Even if the motives of these MPs were entirely honourable, they have placed the Conservative Party in a wretched place as the chief partner and public supporter of News International. This is a wonderful free gift to Mr Miliband. As the New York Times reported yesterday, in a well-informed and judicious report, “part of the Labour strategy will be to tie Mr Cameron inseparably to Mr Murdoch and his senior executives in Britain, some of whom were Mr Cameron’s close confidants”.
This strategy goes from strength to strength. Think of what lies ahead. Soon, Jeremy Hunt must appear before the Leveson Inquiry and answer questions about those deeply improper emails between his special adviser and Rupert Murdoch’s lobbyist. Then Mr Cameron himself will face a lengthy session at Leveson, probably in late May.
A fresh embarrassment concerns Rebekah Brooks, who providentially retained the text messages she received from the Prime Minister, which I’m told could exceed a dozen a day.
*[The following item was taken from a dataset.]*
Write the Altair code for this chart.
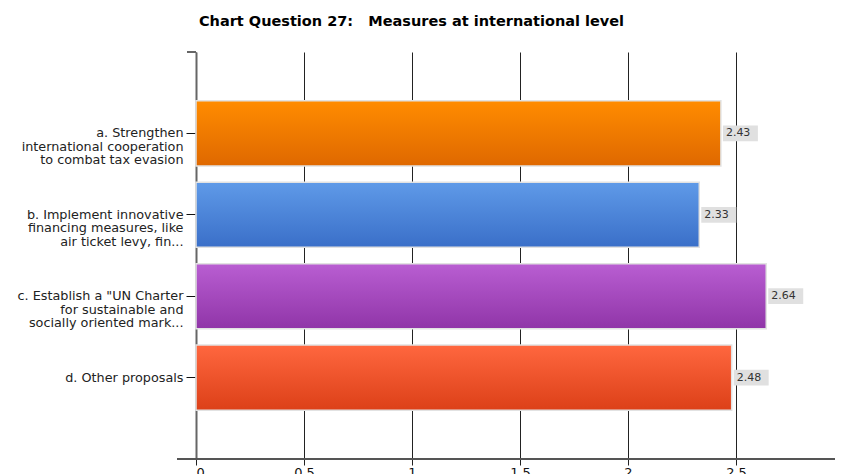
import altair as alt
import pandas as pd

categories = [
    "a. Strengthen\ninternational cooperation\nto combat tax evasion",
    "b. Implement innovative\nfinancing measures, like\nair ticket levy, fin...",
    "c. Establish a \"UN Charter\nfor sustainable and\nsocially oriented mark...",
    "d. Other proposals",
]
values = [2.43, 2.33, 2.64, 2.48]
labels = ["2.43", "2.33", "2.64", "2.48"]
top_colors = ["#FF8C00", "#5F9AE8", "#B95ED2", "#FF673F"]
bottom_colors = ["#DF6800", "#3A6FC8", "#9035A8", "#DC4018"]
x_ticks = [0, 0.5, 1, 1.5, 2, 2.5]

df = pd.DataFrame({"cat": categories, "value": values, "label": labels})

FONT = "DejaVu Sans"
FULL_W = 648   # pixel span of the 0..3 domain
W, H = 639, 407

y_enc = alt.Y(
    "cat:N",
    sort=categories,
    scale=alt.Scale(domain=categories, paddingInner=0.2, paddingOuter=0.6),
    axis=alt.Axis(
        title=None,
        labelExpr="split(datum.label, '\\n')",
        labelFont=FONT,
        labelFontSize=12.8,
        labelColor="#222222",
        labelLineHeight=13.5,
        labelPadding=3,
        labelLimit=400,
        tickSize=10,
        tickColor="#111111",
        tickWidth=1,
        domainColor="#666666",
        domainWidth=2,
        grid=False,
    ),
)
x_scale = alt.Scale(domain=[0, 3], range=[0, FULL_W], nice=False)

base = alt.Chart(df)

grid = base.mark_rule(color="#222222", strokeWidth=1).encode(
    x=alt.X(
        "value:Q",
        scale=x_scale,
        axis=alt.Axis(
            title=None,
            values=x_ticks,
            format="~g",
            labelFont=FONT,
            labelFontSize=13,
            labelColor="#111111",
            labelPadding=1,
            tickSize=6,
            tickColor="#222222",
            domain=False,
            grid=True,
            gridColor="#222222",
            gridWidth=1,
            gridOpacity=1,
        ),
    ),
    opacity=alt.value(0),
)

layers = [grid]
for i, c in enumerate(categories):
    grad = alt.Gradient(
        gradient="linear",
        x1=0, x2=0, y1=0, y2=1,
        stops=[
            alt.GradientStop(color=top_colors[i], offset=0),
            alt.GradientStop(color=bottom_colors[i], offset=1),
        ],
    )
    layers.append(
        base.transform_filter(alt.datum.cat == c)
        .mark_bar(color=grad, stroke="#e2e2e2", strokeWidth=1.5)
        .encode(x=alt.X("value:Q", scale=x_scale), y=y_enc)
    )

box = base.mark_point(
    shape="M-1,-0.45H1V0.45H-1Z",
    size=1225,
    filled=True,
    color="#e0e0e0",
    opacity=1,
    xOffset=19.5,
).encode(x=alt.X("value:Q", scale=x_scale), y=y_enc)

text = base.mark_text(
    align="left", baseline="middle", dx=5, font=FONT, fontSize=11, color="#333333"
).encode(x=alt.X("value:Q", scale=x_scale), y=y_enc, text="label:N")

xaxis_line = base.mark_rule(color="#555555", strokeWidth=1.5).encode(
    x=alt.value(-19), x2=alt.value(W), y=alt.value(H)
)
top_tick = base.mark_rule(color="#666666", strokeWidth=1.5).encode(
    x=alt.value(-9), x2=alt.value(0), y=alt.value(0)
)

chart = (
    alt.layer(*layers, box, text, xaxis_line, top_tick)
    .properties(
        width=W,
        height=H,
        title=alt.TitleParams(
            "Chart Question 27:\u00a0\u00a0\u00a0Measures at international level",
            font=FONT,
            fontSize=14.5,
            fontWeight="bold",
            color="#000000",
            anchor="middle",
            frame="group",
            dx=-104,
            offset=22,
        ),
        autosize=alt.AutoSizeParams(type="none"),
        padding={"left": 188, "top": 44, "right": 0, "bottom": 20},
    )
    .configure_view(stroke=None)
)

chart.save("out.html", embed_options={"renderer": "svg", "actions": False})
These may now be published, a horrible thought. Next year it is possible that some of Mr Cameron’s closest allies and friends, including Andy Coulson, the former Downing Street director of communications, will go on trial. Apart from anything else, these reminders of the Prime Minister’s poor judgment will reinforce the popular belief that he is arrogant, louche and only comfortable as a member of some elitist set.
Here are the News International crowd: Tony Blair, Gordon Brown, Peter Mandelson, David Miliband, David Blunkett, John Reid, Tessa Jowell, Michael Gove, George Osborne, William Hague. David Cameron, John Whittingdale and Jeremy Hunt (as well as Mr Hunt’s brainless sidekick, Ed Vaizey) should also be added to this list.
And here are the refuseniks: Vince Cable, Tom Watson, George Galloway, Iain Duncan Smith, Owen Paterson, Dominic Grieve, Ken Clarke. This is a much shorter list. My hunch is that their integrity has paid off and we are coming to the end of the Murdoch era, which was based around a cult of celebrity, collusion, criminality and deceit.
Something wonderful may be happening to British politics: the air at Westminster is becoming cleaner and fresher. Mr Miliband, always under-rated as Labour leader, has woken up to this defining story of our age much faster than Mr Cameron and his amoral strategists. That is why he has been able to convert the News International phone hacking and corruption scandal into Tory sleaze. The Conservatives need to wake up fast.”